**EXERCISE:** Identify all lines below that hold "code" and collect them.

**DATA LINES:**

╔══

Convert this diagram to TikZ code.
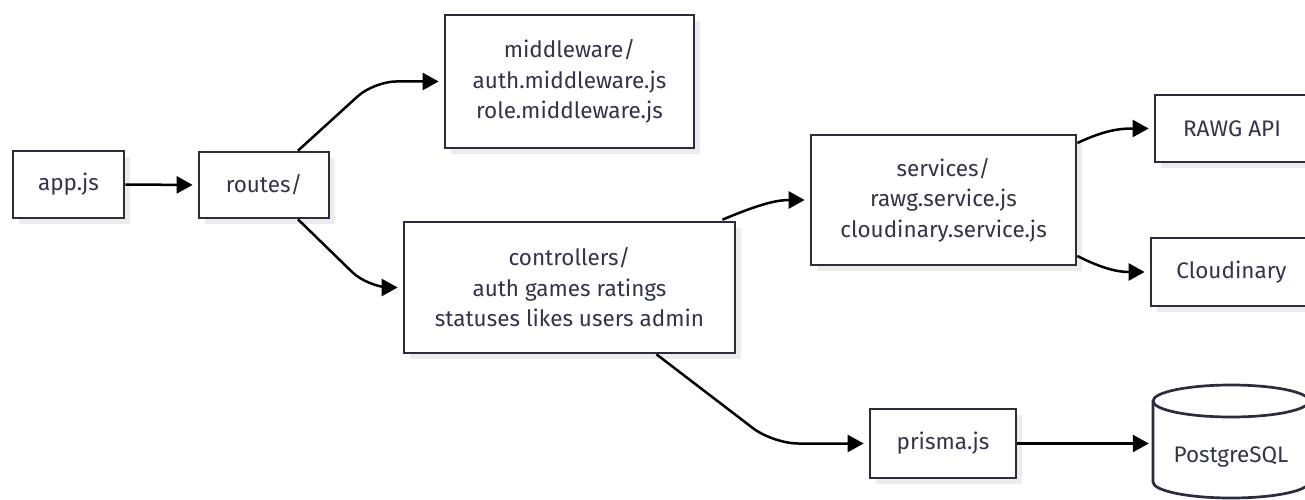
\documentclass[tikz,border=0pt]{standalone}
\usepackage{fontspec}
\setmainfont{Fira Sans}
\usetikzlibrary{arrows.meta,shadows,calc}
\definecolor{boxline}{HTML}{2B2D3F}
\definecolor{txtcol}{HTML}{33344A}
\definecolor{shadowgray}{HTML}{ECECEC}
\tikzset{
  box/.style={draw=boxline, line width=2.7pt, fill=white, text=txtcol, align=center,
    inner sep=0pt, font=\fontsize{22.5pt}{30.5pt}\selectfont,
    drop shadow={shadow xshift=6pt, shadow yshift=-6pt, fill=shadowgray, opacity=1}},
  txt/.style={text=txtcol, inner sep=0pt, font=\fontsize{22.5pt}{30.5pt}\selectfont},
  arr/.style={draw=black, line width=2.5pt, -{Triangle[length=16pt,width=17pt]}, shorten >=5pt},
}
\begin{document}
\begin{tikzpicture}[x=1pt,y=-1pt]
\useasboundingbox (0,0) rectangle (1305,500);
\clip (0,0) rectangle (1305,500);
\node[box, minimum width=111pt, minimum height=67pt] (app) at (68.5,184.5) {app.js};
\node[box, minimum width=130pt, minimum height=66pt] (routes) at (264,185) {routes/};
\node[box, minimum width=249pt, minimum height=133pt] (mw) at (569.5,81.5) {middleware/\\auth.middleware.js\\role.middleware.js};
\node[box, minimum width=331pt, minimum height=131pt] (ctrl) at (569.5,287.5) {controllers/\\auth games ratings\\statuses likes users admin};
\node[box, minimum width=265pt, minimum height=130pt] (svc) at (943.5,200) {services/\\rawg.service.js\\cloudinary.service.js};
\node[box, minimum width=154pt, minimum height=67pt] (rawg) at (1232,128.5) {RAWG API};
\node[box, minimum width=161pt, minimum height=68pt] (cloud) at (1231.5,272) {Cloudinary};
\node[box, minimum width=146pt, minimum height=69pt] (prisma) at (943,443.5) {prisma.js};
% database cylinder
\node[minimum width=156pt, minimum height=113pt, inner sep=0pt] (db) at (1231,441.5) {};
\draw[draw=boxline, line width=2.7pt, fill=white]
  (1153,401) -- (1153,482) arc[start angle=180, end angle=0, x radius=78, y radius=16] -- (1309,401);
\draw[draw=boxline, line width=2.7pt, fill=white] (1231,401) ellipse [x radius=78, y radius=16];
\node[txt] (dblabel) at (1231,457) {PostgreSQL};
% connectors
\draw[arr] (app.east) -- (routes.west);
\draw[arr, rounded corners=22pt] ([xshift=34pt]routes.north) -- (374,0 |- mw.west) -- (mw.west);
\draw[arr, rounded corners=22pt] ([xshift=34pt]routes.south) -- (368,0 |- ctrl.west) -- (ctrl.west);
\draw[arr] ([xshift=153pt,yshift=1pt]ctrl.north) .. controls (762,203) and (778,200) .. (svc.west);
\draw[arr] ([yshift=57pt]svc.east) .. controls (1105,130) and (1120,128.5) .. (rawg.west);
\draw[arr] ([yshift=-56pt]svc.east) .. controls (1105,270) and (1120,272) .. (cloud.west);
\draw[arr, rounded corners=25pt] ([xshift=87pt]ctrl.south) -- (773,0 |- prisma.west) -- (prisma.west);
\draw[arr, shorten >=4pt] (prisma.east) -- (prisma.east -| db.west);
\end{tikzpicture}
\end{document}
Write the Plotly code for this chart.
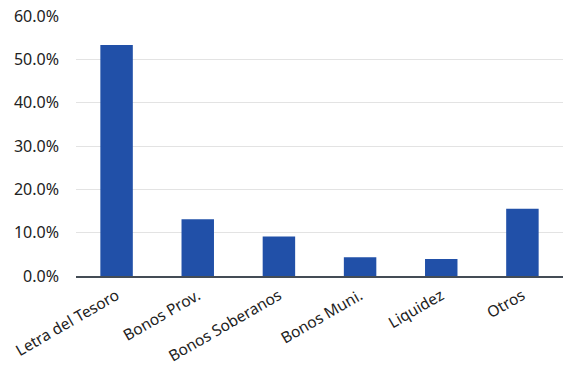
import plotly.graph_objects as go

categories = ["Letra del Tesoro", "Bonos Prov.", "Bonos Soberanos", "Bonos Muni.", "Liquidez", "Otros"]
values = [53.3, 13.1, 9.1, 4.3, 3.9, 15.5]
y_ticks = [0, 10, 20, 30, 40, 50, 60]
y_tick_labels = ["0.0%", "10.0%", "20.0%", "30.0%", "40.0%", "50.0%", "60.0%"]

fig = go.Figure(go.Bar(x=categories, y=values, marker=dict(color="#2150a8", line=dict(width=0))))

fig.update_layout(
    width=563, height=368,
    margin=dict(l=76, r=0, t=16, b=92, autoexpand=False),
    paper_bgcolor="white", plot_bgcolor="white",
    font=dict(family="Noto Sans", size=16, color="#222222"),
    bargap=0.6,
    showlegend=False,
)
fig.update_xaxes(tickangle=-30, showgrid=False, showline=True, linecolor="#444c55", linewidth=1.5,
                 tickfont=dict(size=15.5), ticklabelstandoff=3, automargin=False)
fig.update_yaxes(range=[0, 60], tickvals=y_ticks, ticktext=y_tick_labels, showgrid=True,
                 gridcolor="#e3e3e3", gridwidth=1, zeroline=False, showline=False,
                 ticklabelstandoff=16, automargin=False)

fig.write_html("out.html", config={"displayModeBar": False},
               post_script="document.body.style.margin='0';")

╚══

**WRITTEN ANSWER:**
Convert this diagram to TikZ code.
Write the Plotly code for this chart.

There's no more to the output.